What's the bottom line? Despite its glorious moments, I'm afraid Billy Lynn's Long Halftime Walk is going to go down as a technical triumph but an overall disappointment. Based on those early previews, expectations were high that this, a character-driven drama directed by one of the most highly acclaimed filmmakers of his generation, was going to be the film that would do what all four epic-fantasy installments of The Hobbit failed to do — sell the industry and the ticket-buying public on the superiority of HFR exhibition. Instead, early results have the film stalled out critically, earning a "rotten" 46% rating based on 13 reviews on aggregator Rotten Tomatoes, where critics call the HFR effect "crisp and fake," compare it to HDTV motion-smoothing, and complain that it's like taking "a cold shower." Ouch. And the technology won't really have a chance to be vindicated by multiplex audiences, since only two theaters in the U.S. will be equipped to screen it in all its 4K 120fps glory. Looks like Billy Lynn is going to have to pass the football to James Cameron, whose upcoming Avatar movies are the next high-profile HFR productions. 

Of course, there is one more factor to consider. Much television programming these days is delivered in 4K despite the fact that very few viewers have the hardware to watch it. Similarly, while Billy Lynn's Long Halftime Walk is a native 120fps production, most audiences won't see it that way. But Sony will have the full-resolution asset on hand for deployment several years down the line, if and when this type of production becomes the norm.

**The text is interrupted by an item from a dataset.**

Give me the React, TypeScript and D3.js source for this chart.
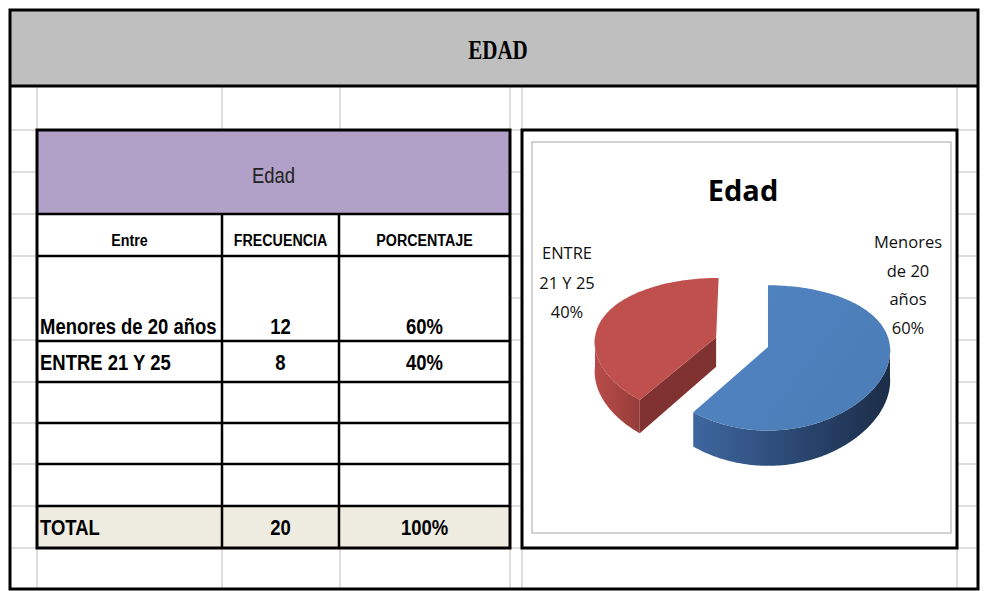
import React from "react";
import * as d3 from "d3";

// data
const categories = ["Menores de 20 años", "ENTRE 21 Y 25"];
const frequencies = [12, 8];
const headers = ["Entre", "FRECUENCIA", "PORCENTAJE"];
const pieLabelLines = [["Menores", "de 20", "años"], ["ENTRE", "21 Y 25"]];
const sheetTitle = "EDAD";
const tableTitle = "Edad";
const chartTitle = "Edad";

const W = 986;
const H = 591;
const total = d3.sum(frequencies);
const pct = d3.format(".0%");

// no Arial Narrow here, so Liberation Sans gets squeezed
const narrow = "'Liberation Sans', Arial, sans-serif";
const squeeze = 0.84;
const calibri = "'Open Sans', 'Noto Sans', sans-serif";

// spreadsheet layout
const gridX = [37, 222, 340, 510, 522, 957];
const gridY = [130, 172, 214, 256, 298, 340, 382, 423, 464, 506, 548];
const colX = [37, 222, 339, 510];
const rowY = [130, 214, 256, 341, 382, 423, 464, 506, 548];

// pie projection (fake perspective)
const cx = 768, cy = 347, rx = 122, ry = 71, depth = 30;
const proj = (u: number, v: number, h: number): [number, number] => {
  const s = 1 / (1 - 0.15 * v);
  const sx = 1 / (1 - 0.05 * v);
  return [cx + rx * u * sx, cy + s * (ry * v + h)];
};

const explode = [0, 0.45];
const topColors = ["#4F81BD", "#C0504D"];
const cutColors = ["#2B4A74", "#7F3230"];

const pie = d3.pie<number>().sort(null).value((d) => d);
const arcs = pie(frequencies);
const line = d3.line();

function slicePaths(a: d3.PieArcDatum<number>, i: number) {
  const mid = (a.startAngle + a.endAngle) / 2;
  const ou = explode[i] * Math.sin(mid);
  const ov = -explode[i] * Math.cos(mid);
  const pt = (ang: number, r: number, h: number) =>
    proj(ou + r * Math.sin(ang), ov - r * Math.cos(ang), h);
  const samples = (a0: number, a1: number) => {
    const n = Math.max(2, Math.ceil((a1 - a0) / 0.02));
    return d3.range(n + 1).map((k) => a0 + ((a1 - a0) * k) / n);
  };
  const top = [pt(0, 0, 0), ...samples(a.startAngle, a.endAngle).map((t) => pt(t, 1, 0))];
  const lo = Math.max(a.startAngle, Math.PI / 2);
  const hi = Math.min(a.endAngle, (3 * Math.PI) / 2);
  let wall: string | null = null;
  if (hi > lo) {
    const s = samples(lo, hi);
    const pts = [...s.map((t) => pt(t, 1, 0)), ...s.slice().reverse().map((t) => pt(t, 1, depth))];
    wall = line(pts) + "Z";
  }
  let cut: string | null = null;
  if (Math.sin(a.startAngle) < -0.01) {
    const t = a.startAngle;
    cut = line([pt(t, 0, 0), pt(t, 1, 0), pt(t, 1, depth), pt(t, 0, depth)]) + "Z";
  }
  return { top: line(top) + "Z", wall, cut };
}

const NText = ({ x, y, anchor = "start", size, bold = false, fill = "#000", children }: any) => (
  <text transform={`translate(${x},${y}) scale(${squeeze},1)`} textAnchor={anchor} fontFamily={narrow}
    fontSize={size} fontWeight={bold ? "bold" : "normal"} fill={fill}>{children}</text>
);

export default function App() {
  const slices = arcs.map((a, i) => ({ ...slicePaths(a, i), i }));
  const rows = categories.map((c, i) => ({ c, f: frequencies[i], p: pct(frequencies[i] / total) }));
  const colMid = (j: number) => (colX[j] + colX[j + 1]) / 2;

  return (
    <div style={{ position: "absolute", left: 0, top: 0 }}>
      <svg width={W} height={H} style={{ display: "block" }}>
        <rect width={W} height={H} fill="#fff" />
        {/* gridlines */}
        {gridX.map((x) => (
          <line key={"gx" + x} x1={x} x2={x} y1={86} y2={590} stroke="#D4D4D4" strokeWidth={1.5} />
        ))}
        {gridY.map((y) => (
          <line key={"gy" + y} x1={10} x2={978} y1={y} y2={y} stroke="#D4D4D4" strokeWidth={1.5} />
        ))}

        {/* header band */}
        <rect x={10} y={10} width={968} height={76} fill="#BFBFBF" />
        <text transform="translate(498,59) scale(0.78,1)" textAnchor="middle"
          fontFamily="'Liberation Serif', 'Times New Roman', serif" fontWeight="bold" fontSize={27}>
          {sheetTitle}
        </text>
        <line x1={10} x2={978} y1={86} y2={86} stroke="#000" strokeWidth={3} />
        <rect x={10} y={10} width={968} height={579} fill="none" stroke="#000" strokeWidth={3} />

        {/* table */}
        <rect x={colX[0]} y={rowY[0]} width={colX[3] - colX[0]} height={rowY[8] - rowY[0]} fill="#fff" />
        <rect x={colX[0]} y={rowY[0]} width={colX[3] - colX[0]} height={rowY[1] - rowY[0]} fill="#B1A0C7" />
        <rect x={colX[0]} y={rowY[7]} width={colX[3] - colX[0]} height={rowY[8] - rowY[7]} fill="#EEECE1" />
        {rowY.slice(1, 8).map((y) => (
          <line key={"r" + y} x1={colX[0]} x2={colX[3]} y1={y} y2={y} stroke="#000" strokeWidth={2.5} />
        ))}
        {colX.slice(1, 3).map((x) => (
          <line key={"c" + x} x1={x} x2={x} y1={rowY[1]} y2={rowY[8]} stroke="#000" strokeWidth={2.5} />
        ))}
        <rect x={colX[0]} y={rowY[0]} width={colX[3] - colX[0]} height={rowY[8] - rowY[0]} fill="none"
          stroke="#000" strokeWidth={3} />
        <NText x={(colX[0] + colX[3]) / 2} y={183} anchor="middle" size={22} fill="#222">{tableTitle}</NText>
        {headers.map((h, j) => (
          <NText key={h} x={colMid(j)} y={246} anchor="middle" size={17} bold>{h}</NText>
        ))}
        {rows.map((r, i) => {
          const y = i === 0 ? 334 : 370;
          return (
            <g key={r.c}>
              <NText x={colX[0] + 3} y={y} size={22} bold>{r.c}</NText>
              <NText x={colMid(1)} y={y} anchor="middle" size={22} bold>{r.f}</NText>
              <NText x={colMid(2)} y={y} anchor="middle" size={22} bold>{r.p}</NText>
            </g>
          );
        })}
        <NText x={colX[0] + 3} y={535} size={22} bold>TOTAL</NText>
        <NText x={colMid(1)} y={535} anchor="middle" size={22} bold>{total}</NText>
        <NText x={colMid(2)} y={535} anchor="middle" size={22} bold>{pct(1)}</NText>

        {/* chart */}
        <rect x={522} y={130} width={435} height={418} fill="#fff" stroke="#000" strokeWidth={3} />
        <rect x={532} y={142} width={419} height={391} fill="#fff" stroke="#A6A6A6" strokeWidth={1} />
        <text x={743} y={201} textAnchor="middle" fontFamily={calibri} fontWeight="bold" fontSize={29}>
          {chartTitle}
        </text>
        <defs>
          <linearGradient id="wall0" gradientUnits="userSpaceOnUse" x1={690} x2={890} y1={0} y2={0}>
            <stop offset="0" stopColor="#3F68A0" />
            <stop offset="0.55" stopColor="#2A4670" />
            <stop offset="1" stopColor="#1C2D48" />
          </linearGradient>
          <linearGradient id="wall1" gradientUnits="userSpaceOnUse" x1={597} x2={640} y1={0} y2={0}>
            <stop offset="0" stopColor="#B84B48" />
            <stop offset="1" stopColor="#943D3A" />
          </linearGradient>
          <linearGradient id="top0" gradientUnits="userSpaceOnUse" x1={700} x2={890} y1={290} y2={430}>
            <stop offset="0" stopColor="#5084C2" />
            <stop offset="1" stopColor="#4B7CB6" />
          </linearGradient>
        </defs>
        {slices.slice().reverse().map((s) => (
          <g key={"s" + s.i}>
            {s.cut && <path d={s.cut} fill={cutColors[s.i]} />}
            {s.wall && <path d={s.wall} fill={`url(#wall${s.i})`} />}
            <path d={s.top} fill={s.i === 0 ? "url(#top0)" : topColors[s.i]} />
          </g>
        ))}
        <g fontFamily={calibri} fontSize={16.5} fill="#111" textAnchor="middle">
          {[...pieLabelLines[0], pct(frequencies[0] / total)].map((t, k) => (
            <text key={"l0" + k} x={908} y={248 + k * 28.5}>{t}</text>
          ))}
          {[...pieLabelLines[1], pct(frequencies[1] / total)].map((t, k) => (
            <text key={"l1" + k} x={567} y={259 + k * 29.5}>{t}</text>
          ))}
        </g>
      </svg>
    </div>
  );
}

It's a form of future-proofing. Even if audiences aren't ready for 120fps movies now, that may well change in the future. And when it does, Sony will be happy to have films like Billy Lynn in the archive. For Ang Lee, the more pressing question is whether Studio 8, for whom Lee is expected to make Ali-Frazier boxing drama Thrilla in Manila, will pony up for a similar you-are-there experience in that film.